Maybe so. Maybe not. WWJD ?
What Would Jesus Do?

In the Garden Jesus said to his Father: “Let this cup pass from me”.

But, his Father said, “No”.

So, Jesus said, “…your will be done”.

Self-denial is the sum and substance of a faithful Christian life!

When we say “Yes”, when others say “No”,
We don’t deny ourselves of much these days, but when we do,
we redefine our lives, as Christians.

The Gospel tells us that Jesus and his guys were
in a region called “Caesarea Philippi”.
Near where the Golan Heights are today.

It wasn’t considered a safe place, back then.

Kind of scary and creepy.
It was associated with the Greek god Pan.

“Caesarea Philippi” was 25 miles, from Jesus’ home base.
Jesus and his guys left their safety net, at the Sea of Galilee,
way behind.

Jesus took his guys way outside their comfort zone.
Cause that’s what Jesus does.
He wants us to get out of our safe place, too, and get out on a limb.

We Americans like to think of ourselves as a Christian nation.
We say we are. And it’s mostly true. We try to be anyway.
But we don’t agree on what being a Christian looks like.
We don’t agree on what’s supposed to happen on Sunday morning.

But Jesus showed us what it looks like to live as a Christian.
It’s not about security. It’s about dangling, out on a limb.
It’s about embracing change and taking a chance.
It’s about saying “Yes”, when we really want to say “Oh, Hell, No”.

We are just folks. We are Mere Humanity.

But that’s enough to take the first step.

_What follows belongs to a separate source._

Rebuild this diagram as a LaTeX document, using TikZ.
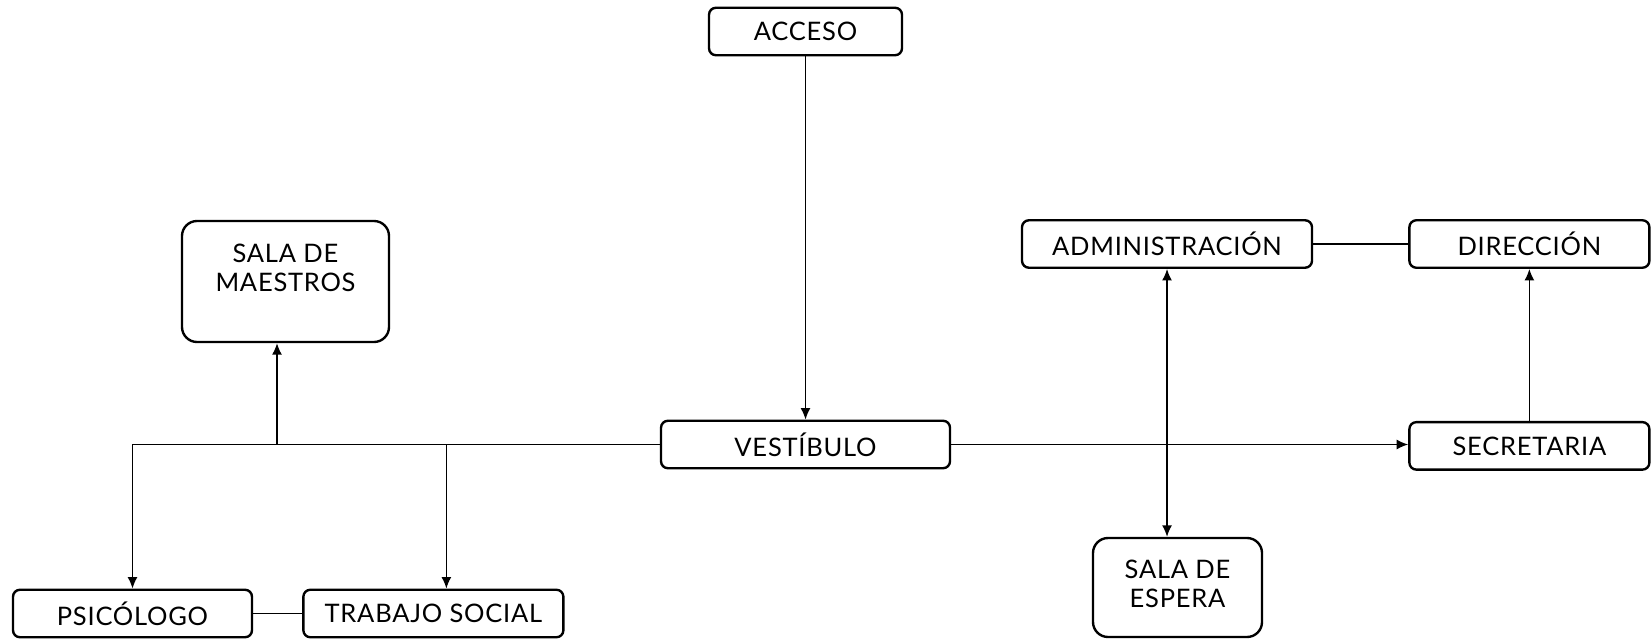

Was Jesus naïve? Nope. I don’t think so.

Today, we imagen ourselves as clever, and free,
But we are as easily bamboozled as any generation.
That’s the bad news.

The good news is that we don’t have to be geniuses, to follow Jesus.

We needn’t be rich. We needn’t be healthy. We needn’t be young.
We only need be willing.

“If any want to become my followers” he said,
“let them deny themselves, take up their cross, and follow me.”